Posted 16 July 2007 - 08:30 PM
JR, did you find any problem with the epoxy travelling along the string, a bit like capillary action. I found that it soaked along the thread a couple of millimeters. Not a big deal, I just needed to compensate the application.
I made some five segment baits hinged with a nylon thread. I cut a knotch in the top and bottom of each segment and epoxied the thread in the knotch. I held the thread in place by superglue prior to epoxy.
Although successful, I decided that it was too time consuming and fiddly and moved on to one piece lures.

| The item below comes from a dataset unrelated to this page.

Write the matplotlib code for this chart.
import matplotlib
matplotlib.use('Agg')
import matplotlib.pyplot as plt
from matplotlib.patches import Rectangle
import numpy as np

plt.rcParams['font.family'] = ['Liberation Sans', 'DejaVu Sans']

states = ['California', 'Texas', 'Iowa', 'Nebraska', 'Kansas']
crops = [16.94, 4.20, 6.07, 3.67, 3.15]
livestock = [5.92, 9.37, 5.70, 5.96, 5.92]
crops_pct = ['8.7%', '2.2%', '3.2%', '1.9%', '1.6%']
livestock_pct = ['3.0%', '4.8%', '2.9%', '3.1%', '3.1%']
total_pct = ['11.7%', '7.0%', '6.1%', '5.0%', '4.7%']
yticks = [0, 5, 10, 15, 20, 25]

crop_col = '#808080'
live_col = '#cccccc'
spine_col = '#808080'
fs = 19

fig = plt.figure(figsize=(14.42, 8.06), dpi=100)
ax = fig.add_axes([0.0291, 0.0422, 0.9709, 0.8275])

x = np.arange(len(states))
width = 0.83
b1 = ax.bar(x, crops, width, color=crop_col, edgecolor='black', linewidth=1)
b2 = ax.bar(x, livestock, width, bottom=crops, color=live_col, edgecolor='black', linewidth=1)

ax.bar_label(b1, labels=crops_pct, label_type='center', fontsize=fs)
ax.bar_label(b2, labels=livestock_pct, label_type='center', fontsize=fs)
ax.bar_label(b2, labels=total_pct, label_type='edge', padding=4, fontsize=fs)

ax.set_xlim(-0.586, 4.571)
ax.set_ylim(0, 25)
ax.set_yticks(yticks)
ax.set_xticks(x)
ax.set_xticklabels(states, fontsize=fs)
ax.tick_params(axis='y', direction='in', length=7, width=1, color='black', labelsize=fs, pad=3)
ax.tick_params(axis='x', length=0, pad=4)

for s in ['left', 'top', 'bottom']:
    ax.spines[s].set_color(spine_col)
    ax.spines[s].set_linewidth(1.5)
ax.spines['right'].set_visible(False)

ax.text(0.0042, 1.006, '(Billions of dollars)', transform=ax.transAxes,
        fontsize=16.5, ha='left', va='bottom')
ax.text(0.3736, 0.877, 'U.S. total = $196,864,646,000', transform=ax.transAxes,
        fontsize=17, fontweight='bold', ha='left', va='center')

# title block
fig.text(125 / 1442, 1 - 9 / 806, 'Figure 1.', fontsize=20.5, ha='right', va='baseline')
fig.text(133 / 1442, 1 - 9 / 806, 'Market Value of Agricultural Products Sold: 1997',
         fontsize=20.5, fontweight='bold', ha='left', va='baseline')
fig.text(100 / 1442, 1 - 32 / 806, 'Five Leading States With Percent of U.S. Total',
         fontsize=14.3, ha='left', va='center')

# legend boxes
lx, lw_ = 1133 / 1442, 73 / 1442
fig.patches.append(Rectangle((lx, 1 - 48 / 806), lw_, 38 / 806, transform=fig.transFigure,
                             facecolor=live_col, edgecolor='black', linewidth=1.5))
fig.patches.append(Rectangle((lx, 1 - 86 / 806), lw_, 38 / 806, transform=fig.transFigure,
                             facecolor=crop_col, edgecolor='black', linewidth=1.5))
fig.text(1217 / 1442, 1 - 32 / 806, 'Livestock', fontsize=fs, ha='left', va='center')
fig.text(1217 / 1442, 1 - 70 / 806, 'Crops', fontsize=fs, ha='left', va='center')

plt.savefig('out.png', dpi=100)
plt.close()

Posted 16 July 2007 - 09:58 PM
no problem with capillary action. the line channel is through each section in line with the other sections. i'm making the lure from PVC so no problem with having to waterproof anything. i used just a spot of epoxy in the center of each section then epoxied the sections together. just tank tested the protype and runs with the head stable and the tail wags. its a floater and runs just a few inches under the water. think i'm on the right track, will see after the finish is on it. will let you know.
Posted 29 August 2007 - 04:45 PM
Wow, some GREAT reading in this thread guys! I've also made a number of jointed lipless swimbaits and have noticed that if my tails are warped (I make them from wood) even a little, it causes the bait to come in like a stick.
Mine are only jointed once in the middle then have a wooden tail attached with a screw eye and split ring.
I'm curious as to how best epoxy wooden swimbaits? I put all my baits on a rotating rack to ensure no runs in the epoxy. Problem is that it gets into the joints and is a pain to remove. How do you folks epoxy this type of bait?
Posted 29 August 2007 - 07:21 PM
I don't know how well it is going to work, but I am going to use twisted stainless eyebolts and anchor one side with epoxy permanently, the other side with a little woodglue, paint, then take the bait apart to epoxy so that I can get good coverage without gakking up the joints. I'll let ya know how it goes.